**GIVEN INSTRUCTION:**
Transcribe the listing that follows in full, omitting pictures.

**SOURCE DATA:**
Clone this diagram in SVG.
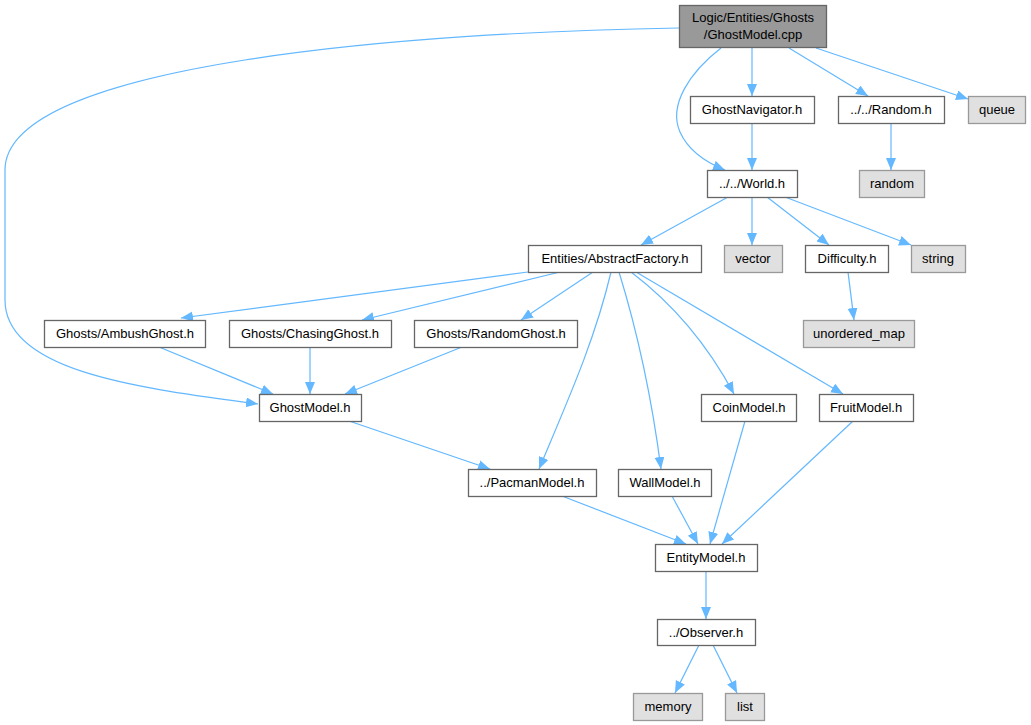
<svg xmlns="http://www.w3.org/2000/svg" width="1031" height="725" viewBox="0 0 1031 725">
<style>
.n rect{fill:#ffffff;stroke:#666666;stroke-width:1.3}
.s rect{fill:#e0e0e0;stroke:#999999;stroke-width:1.3}
.m rect{fill:#999999;stroke:#666666;stroke-width:1.3}
text{font-family:"Liberation Sans",Arial,sans-serif;font-size:13px;fill:#000000;text-anchor:middle}
#edges path{fill:none;stroke:#63b8ff;stroke-width:1.2;marker-end:url(#ah)}
</style>
<defs>
<marker id="ah" markerUnits="userSpaceOnUse" markerWidth="13" markerHeight="11" refX="12" refY="5" orient="auto">
<path d="M0,0 L12,5 L0,10 z" fill="#63b8ff" stroke="none"/>
</marker>
</defs>
<rect width="1031" height="725" fill="#ffffff"/>
<g id="edges">
<path d="M679,28 C420,32 5,62 5,170 L5,300 C5,372 140,388 258,404"/>
<path d="M721,48 C690,72 668,105 680,132 C688,150 705,162 725,170"/>
<path d="M752,48 L752,96"/>
<path d="M789,48 L868,96"/>
<path d="M816,48 L968,99"/>
<path d="M752,123 L752,170"/>
<path d="M891,123 L891,170"/>
<path d="M728,197 L641,245"/>
<path d="M752,197 L752,245"/>
<path d="M767,197 L829,245"/>
<path d="M785,197 L911,245"/>
<path d="M848,272 L854,320"/>
<path d="M528,272 L181,318"/>
<path d="M560,272 L362,320"/>
<path d="M593,272 L521,320"/>
<path d="M611,272 C595,340 568,400 539,469"/>
<path d="M619,272 C640,340 652,400 661,469"/>
<path d="M631,272 C668,300 705,340 734,394"/>
<path d="M636,272 L843,394"/>
<path d="M159,347 L273,394"/>
<path d="M310,347 L310,394"/>
<path d="M462,347 L345,394"/>
<path d="M349,421 L490,469"/>
<path d="M562,496 L686,544"/>
<path d="M672,496 L698,544"/>
<path d="M745,421 L710,544"/>
<path d="M853,421 L722,544"/>
<path d="M706,571 L706,619"/>
<path d="M699,645 L675,693"/>
<path d="M713,645 L737,693"/>
</g>
<g id="GhostModel_cpp" class="m"><rect x="679.5" y="5.5" width="147" height="42"/><text x="753" y="22">Logic/Entities/Ghosts</text><text x="753" y="39">/GhostModel.cpp</text></g>
<g id="GhostNavigator_h" class="n"><rect x="690.5" y="96.5" width="124" height="27"/><text x="752" y="114">GhostNavigator.h</text></g>
<g id="Random_h" class="n"><rect x="838.5" y="96.5" width="106" height="27"/><text x="891" y="114">../../Random.h</text></g>
<g id="queue" class="s"><rect x="968.5" y="96.5" width="57" height="27"/><text x="997" y="114">queue</text></g>
<g id="random" class="s"><rect x="859.5" y="170.5" width="65" height="27"/><text x="892" y="188">random</text></g>
<g id="World_h" class="n"><rect x="707.5" y="170.5" width="90" height="27"/><text x="752" y="188">../../World.h</text></g>
<g id="AbstractFactory_h" class="n"><rect x="528.5" y="245.5" width="173" height="27"/><text x="615" y="263">Entities/AbstractFactory.h</text></g>
<g id="vector" class="s"><rect x="724.5" y="245.5" width="58" height="27"/><text x="753" y="263">vector</text></g>
<g id="Difficulty_h" class="n"><rect x="805.5" y="245.5" width="83" height="27"/><text x="847" y="263">Difficulty.h</text></g>
<g id="string" class="s"><rect x="911.5" y="245.5" width="54" height="27"/><text x="938" y="263">string</text></g>
<g id="unordered_map" class="s"><rect x="803.5" y="320.5" width="111" height="27"/><text x="859" y="338">unordered_map</text></g>
<g id="AmbushGhost_h" class="n"><rect x="44.5" y="320.5" width="161" height="27"/><text x="125" y="338">Ghosts/AmbushGhost.h</text></g>
<g id="ChasingGhost_h" class="n"><rect x="229.5" y="320.5" width="162" height="27"/><text x="310" y="338">Ghosts/ChasingGhost.h</text></g>
<g id="RandomGhost_h" class="n"><rect x="414.5" y="320.5" width="163" height="27"/><text x="496" y="338">Ghosts/RandomGhost.h</text></g>
<g id="GhostModel_h" class="n"><rect x="259.5" y="394.5" width="102" height="27"/><text x="310" y="412">GhostModel.h</text></g>
<g id="CoinModel_h" class="n"><rect x="701.5" y="394.5" width="95" height="27"/><text x="749" y="412">CoinModel.h</text></g>
<g id="FruitModel_h" class="n"><rect x="819.5" y="394.5" width="94" height="27"/><text x="866" y="412">FruitModel.h</text></g>
<g id="PacmanModel_h" class="n"><rect x="468.5" y="469.5" width="128" height="27"/><text x="532" y="487">../PacmanModel.h</text></g>
<g id="WallModel_h" class="n"><rect x="618.5" y="469.5" width="93" height="27"/><text x="665" y="487">WallModel.h</text></g>
<g id="EntityModel_h" class="n"><rect x="655.5" y="544.5" width="102" height="27"/><text x="706" y="562">EntityModel.h</text></g>
<g id="Observer_h" class="n"><rect x="657.5" y="619.5" width="98" height="26"/><text x="706" y="637">../Observer.h</text></g>
<g id="memory" class="s"><rect x="633.5" y="693.5" width="69" height="27"/><text x="668" y="711">memory</text></g>
<g id="list" class="s"><rect x="725.5" y="693.5" width="39" height="27"/><text x="745" y="711">list</text></g>
</svg>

**WRITTEN RESPONSE:**
Clone this diagram in SVG.
<svg xmlns="http://www.w3.org/2000/svg" width="1031" height="725" viewBox="0 0 1031 725">
<style>
.n rect{fill:#ffffff;stroke:#666666;stroke-width:1.3}
.s rect{fill:#e0e0e0;stroke:#999999;stroke-width:1.3}
.m rect{fill:#999999;stroke:#666666;stroke-width:1.3}
text{font-family:"Liberation Sans",Arial,sans-serif;font-size:13px;fill:#000000;text-anchor:middle}
#edges path{fill:none;stroke:#63b8ff;stroke-width:1.2;marker-end:url(#ah)}
</style>
<defs>
<marker id="ah" markerUnits="userSpaceOnUse" markerWidth="13" markerHeight="11" refX="12" refY="5" orient="auto">
<path d="M0,0 L12,5 L0,10 z" fill="#63b8ff" stroke="none"/>
</marker>
</defs>
<rect width="1031" height="725" fill="#ffffff"/>
<g id="edges">
<path d="M679,28 C420,32 5,62 5,170 L5,300 C5,372 140,388 258,404"/>
<path d="M721,48 C690,72 668,105 680,132 C688,150 705,162 725,170"/>
<path d="M752,48 L752,96"/>
<path d="M789,48 L868,96"/>
<path d="M816,48 L968,99"/>
<path d="M752,123 L752,170"/>
<path d="M891,123 L891,170"/>
<path d="M728,197 L641,245"/>
<path d="M752,197 L752,245"/>
<path d="M767,197 L829,245"/>
<path d="M785,197 L911,245"/>
<path d="M848,272 L854,320"/>
<path d="M528,272 L181,318"/>
<path d="M560,272 L362,320"/>
<path d="M593,272 L521,320"/>
<path d="M611,272 C595,340 568,400 539,469"/>
<path d="M619,272 C640,340 652,400 661,469"/>
<path d="M631,272 C668,300 705,340 734,394"/>
<path d="M636,272 L843,394"/>
<path d="M159,347 L273,394"/>
<path d="M310,347 L310,394"/>
<path d="M462,347 L345,394"/>
<path d="M349,421 L490,469"/>
<path d="M562,496 L686,544"/>
<path d="M672,496 L698,544"/>
<path d="M745,421 L710,544"/>
<path d="M853,421 L722,544"/>
<path d="M706,571 L706,619"/>
<path d="M699,645 L675,693"/>
<path d="M713,645 L737,693"/>
</g>
<g id="GhostModel_cpp" class="m"><rect x="679.5" y="5.5" width="147" height="42"/><text x="753" y="22">Logic/Entities/Ghosts</text><text x="753" y="39">/GhostModel.cpp</text></g>
<g id="GhostNavigator_h" class="n"><rect x="690.5" y="96.5" width="124" height="27"/><text x="752" y="114">GhostNavigator.h</text></g>
<g id="Random_h" class="n"><rect x="838.5" y="96.5" width="106" height="27"/><text x="891" y="114">../../Random.h</text></g>
<g id="queue" class="s"><rect x="968.5" y="96.5" width="57" height="27"/><text x="997" y="114">queue</text></g>
<g id="random" class="s"><rect x="859.5" y="170.5" width="65" height="27"/><text x="892" y="188">random</text></g>
<g id="World_h" class="n"><rect x="707.5" y="170.5" width="90" height="27"/><text x="752" y="188">../../World.h</text></g>
<g id="AbstractFactory_h" class="n"><rect x="528.5" y="245.5" width="173" height="27"/><text x="615" y="263">Entities/AbstractFactory.h</text></g>
<g id="vector" class="s"><rect x="724.5" y="245.5" width="58" height="27"/><text x="753" y="263">vector</text></g>
<g id="Difficulty_h" class="n"><rect x="805.5" y="245.5" width="83" height="27"/><text x="847" y="263">Difficulty.h</text></g>
<g id="string" class="s"><rect x="911.5" y="245.5" width="54" height="27"/><text x="938" y="263">string</text></g>
<g id="unordered_map" class="s"><rect x="803.5" y="320.5" width="111" height="27"/><text x="859" y="338">unordered_map</text></g>
<g id="AmbushGhost_h" class="n"><rect x="44.5" y="320.5" width="161" height="27"/><text x="125" y="338">Ghosts/AmbushGhost.h</text></g>
<g id="ChasingGhost_h" class="n"><rect x="229.5" y="320.5" width="162" height="27"/><text x="310" y="338">Ghosts/ChasingGhost.h</text></g>
<g id="RandomGhost_h" class="n"><rect x="414.5" y="320.5" width="163" height="27"/><text x="496" y="338">Ghosts/RandomGhost.h</text></g>
<g id="GhostModel_h" class="n"><rect x="259.5" y="394.5" width="102" height="27"/><text x="310" y="412">GhostModel.h</text></g>
<g id="CoinModel_h" class="n"><rect x="701.5" y="394.5" width="95" height="27"/><text x="749" y="412">CoinModel.h</text></g>
<g id="FruitModel_h" class="n"><rect x="819.5" y="394.5" width="94" height="27"/><text x="866" y="412">FruitModel.h</text></g>
<g id="PacmanModel_h" class="n"><rect x="468.5" y="469.5" width="128" height="27"/><text x="532" y="487">../PacmanModel.h</text></g>
<g id="WallModel_h" class="n"><rect x="618.5" y="469.5" width="93" height="27"/><text x="665" y="487">WallModel.h</text></g>
<g id="EntityModel_h" class="n"><rect x="655.5" y="544.5" width="102" height="27"/><text x="706" y="562">EntityModel.h</text></g>
<g id="Observer_h" class="n"><rect x="657.5" y="619.5" width="98" height="26"/><text x="706" y="637">../Observer.h</text></g>
<g id="memory" class="s"><rect x="633.5" y="693.5" width="69" height="27"/><text x="668" y="711">memory</text></g>
<g id="list" class="s"><rect x="725.5" y="693.5" width="39" height="27"/><text x="745" y="711">list</text></g>
</svg>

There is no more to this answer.